Connu pour sa photographie de rue insolite, l’artiste chinois Feng Li présente à travers Pig un aspect plus intimiste de son existence. Paru aux éditions Note Note, ce livre singulier rend un hommage touchant à son animal de compagnie peu commun : un cochon.
Installé à Chengdu, en Chine, Feng Li excelle dans l’art de capturer l’incroyable dans le quotidien. Situations absurdes, scènes irréelles… Au premier regard, les clichés de l’artiste semblent inventés de toutes pièces, et c’est pour cette raison qu’il tient à les photographier. « J’ai toujours vécu des choses étonnantes dans ma vie. Je ne pourrais raconter à personne mes aventures sans la preuve apportée par les photos », explique-t-il. Le plus souvent capturées dans la rue, les images de Feng Li marquent pour leurs compositions audacieuses, leurs angles inattendus et l’utilisation captivante du flash. Toutes ces caractéristiques propres au travail distinctif du photographe se réunissent dans Pig, son dernier ouvrage. À un détail près, les visuels n’ont pas été saisis dans le terrain de jeu urbain habituel de l’artiste, mais dans sa maison. Véritable ouverture sur son intimité, ce livre compose un touchant récit sur les liens qu’unisse un être humain à son animal de compagnie.

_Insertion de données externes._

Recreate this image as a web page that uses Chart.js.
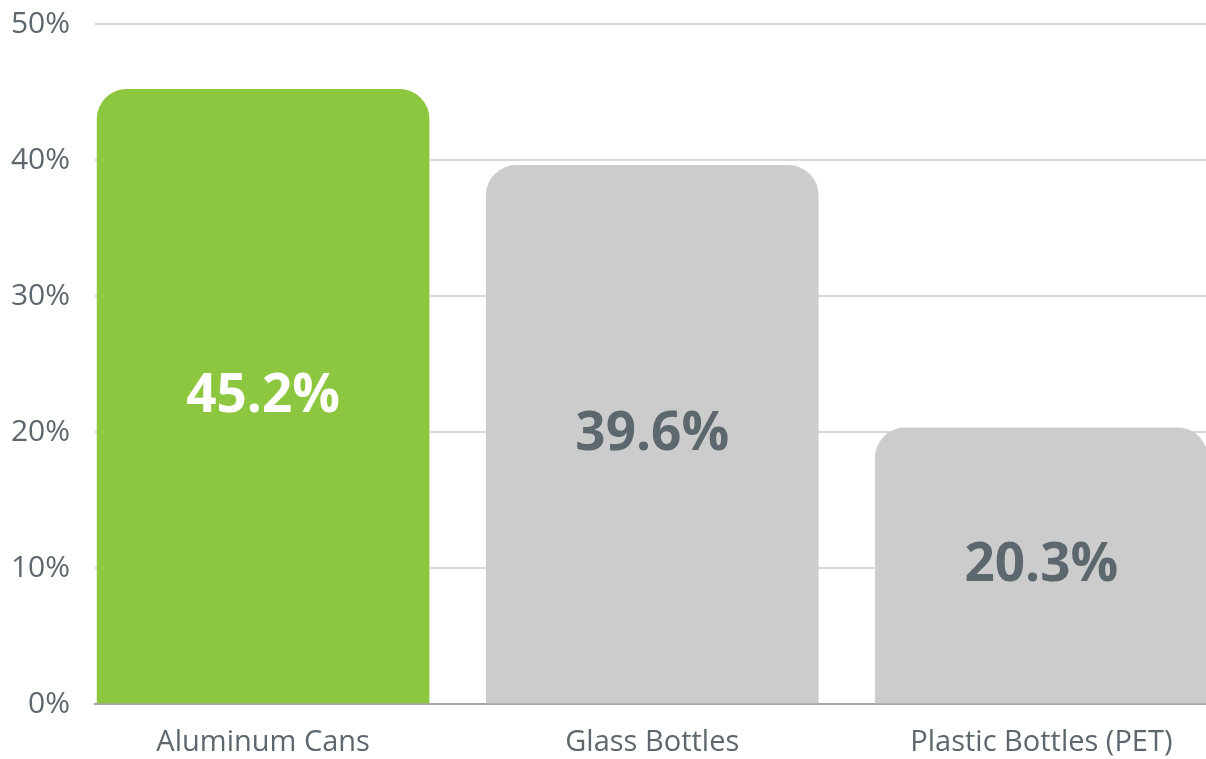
<!DOCTYPE html>
<html lang="en">
<head>
  <meta charset="UTF-8">
  <title>Container Share</title>
  <script src="https://cdn.jsdelivr.net/npm/chart.js"></script>
  <style>
    body { margin: 0; background: #fff; }
    #wrap { width: 1206px; height: 759px; }
  </style>
</head>
<body>
  <div id="wrap">
    <canvas id="shareChart" width="1206" height="759"></canvas>
  </div>

  <script>
    // chart data
    const categories = ['Aluminum Cans', 'Glass Bottles', 'Plastic Bottles (PET)'];
    const shares = [45.2, 39.6, 20.3];
    const yTicks = [0, 10, 20, 30, 40, 50];

    const barColors = ['#8dc63f', '#cccccc', '#cccccc'];
    const labelColors = ['#ffffff', '#5d676e', '#5d676e'];
    const textGray = '#5d676e';

    // draws the value text in the middle of each bar
    const barLabels = {
      id: 'barLabels',
      afterDatasetsDraw(chart) {
        const ctx = chart.ctx;
        const meta = chart.getDatasetMeta(0);
        const yScale = chart.scales.y;
        ctx.save();
        ctx.font = 'bold 53px "Open Sans"';
        ctx.textAlign = 'center';
        ctx.textBaseline = 'middle';
        meta.data.forEach((bar, i) => {
          ctx.fillStyle = labelColors[i];
          ctx.fillText(shares[i].toFixed(1) + '%', bar.x, yScale.getPixelForValue(shares[i] / 2));
        });
        ctx.restore();
      }
    };

    const ctx = document.getElementById('shareChart').getContext('2d');
    new Chart(ctx, {
      type: 'bar',
      data: {
        datasets: [{
          data: shares.map((v, i) => ({ x: i, y: v })),
          backgroundColor: barColors,
          borderRadius: 30,
          borderSkipped: 'bottom',
          barThickness: 332,
        }],
      },
      options: {
        responsive: false,
        animation: false,
        layout: { padding: { top: 24, right: 0, bottom: 0, left: 0 } },
        plugins: {
          legend: { display: false },
          tooltip: { enabled: false },
        },
        scales: {
          x: {
            type: 'linear',
            offset: false,
            min: -0.432,
            max: 2.423,
            afterBuildTicks: (scale) => {
              scale.ticks = categories.map((c, i) => ({ value: i }));
            },
            afterFit: (scale) => {
              scale.height = 55;
              scale.paddingLeft = 0;
              scale.paddingRight = 0;
            },
            grid: { display: false },
            border: { display: true, color: '#a6a6a6', width: 2 },
            ticks: {
              padding: 13,
              color: textGray,
              font: { family: 'Open Sans', size: 29 },
              callback: (v) => categories[v],
            },
          },
          y: {
            min: 0,
            max: 50,
            afterBuildTicks: (scale) => {
              scale.ticks = yTicks.map(v => ({ value: v }));
            },
            afterFit: (scale) => {
              // fixed axis box; tick padding should not push the plot down
              scale.width = 95;
              scale.paddingTop = 0;
              scale.paddingBottom = 0;
            },
            grid: { color: '#d9d9d9', lineWidth: 2, drawTicks: false },
            border: { display: false },
            ticks: {
              padding: 25,
              color: textGray,
              font: { family: 'Open Sans', size: 30 },
              callback: (v) => v + '%',
            },
          },
        },
      },
      plugins: [barLabels],
    });
  </script>
</body>
</html>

La couverture rose layette dévoile en son centre un étrange groin. Une fois le livre ouvert, les lecteurices peuvent faire la connaissance de Pig Feng Jr, le cochon de compagnie de Feng Li depuis sept ans déjà. « Nous avons adopté par hasard ce cochon abandonné. À l’époque, il n’était pas plus gros qu’un chat. Au début, nous voulions simplement l’adopter temporairement, car il n’était pas pratique d’élever un cochon dans un grand immeuble en ville, mais plus il grandissait, plus nous étions réticent·es à l’envoyer ailleurs, car nous savions qu’il serait tué », se remémore le photographe autodidacte. Pesant désormais plus de cent kilos, le cochon cohabite depuis tout petit avec d’autres animaux adoptés par la famille de Feng Li, cinq chats et un gros perroquet. « Ils sont comme mes enfants, je suis heureux de passer chaque jour avec eux. Leur arrivée a été aussi pleine de surprises que mes propres photos, une bénédiction de Dieu. Malheureusement, le perroquet et le chat noir ne sont plus avec nous. Chaque fois que je les regarde dans le livre, je ne peux m’empêcher de pleurer », confie le photographe.
Un membre de la famille
L’empathie qui anime Feng Li et l’amour qu’il porte à ses animaux dégoulinent au fil des pages. Et bien que ses images peuvent marquer pour leur caractère comique, elles illustrent avant tout les liens indéfectibles qu’unissent un cochon à son sauveur. À l’instar d’un album de famille, le photographe autodidacte souhaite enregistrer « les beaux moments de la croissance de chacun ». Alors qu’une majorité des personnes imaginent le cochon tel un animal paresseux et peu intelligent, Feng Li désire prouver le contraire. Au fil des clichés, Pig Feng Jr apparait comme un animal tendre, rusé et sachant comment interagir avec les êtres humains. En Chine, le cochon a tout de même une symbolique bien différente. Synonyme de gentillesse, il fait partie des douze animaux du zodiaque chinois.
En utilisant l’humour pour explorer un thème profond, Feng Li défie notre imagination comme peu d’artistes savent le faire. « Je n’ai jamais reçu de formation en photographie. Je ne comprends pas l’art, mais je comprends ce qu’est la vie et ce qu’est le monde dans lequel nous vivons. Je pense que c’est suffisant, la vie nous enseigne tout », ajoute-t-il modestement. Plus qu’un simple recueil de photographies, Pig vous transportera dans une histoire à la forme loufoque et au fond attendrissant et vous permettra d’observer d’un nouvel œil la relation entre les gens et leur environnement. « Dans mes photos, les animaux sont des êtres anthropomorphes, et il y a beaucoup d’animaux et de plantes dans ce monde qui méritent notre respect », conclut avec justesse Feng Li.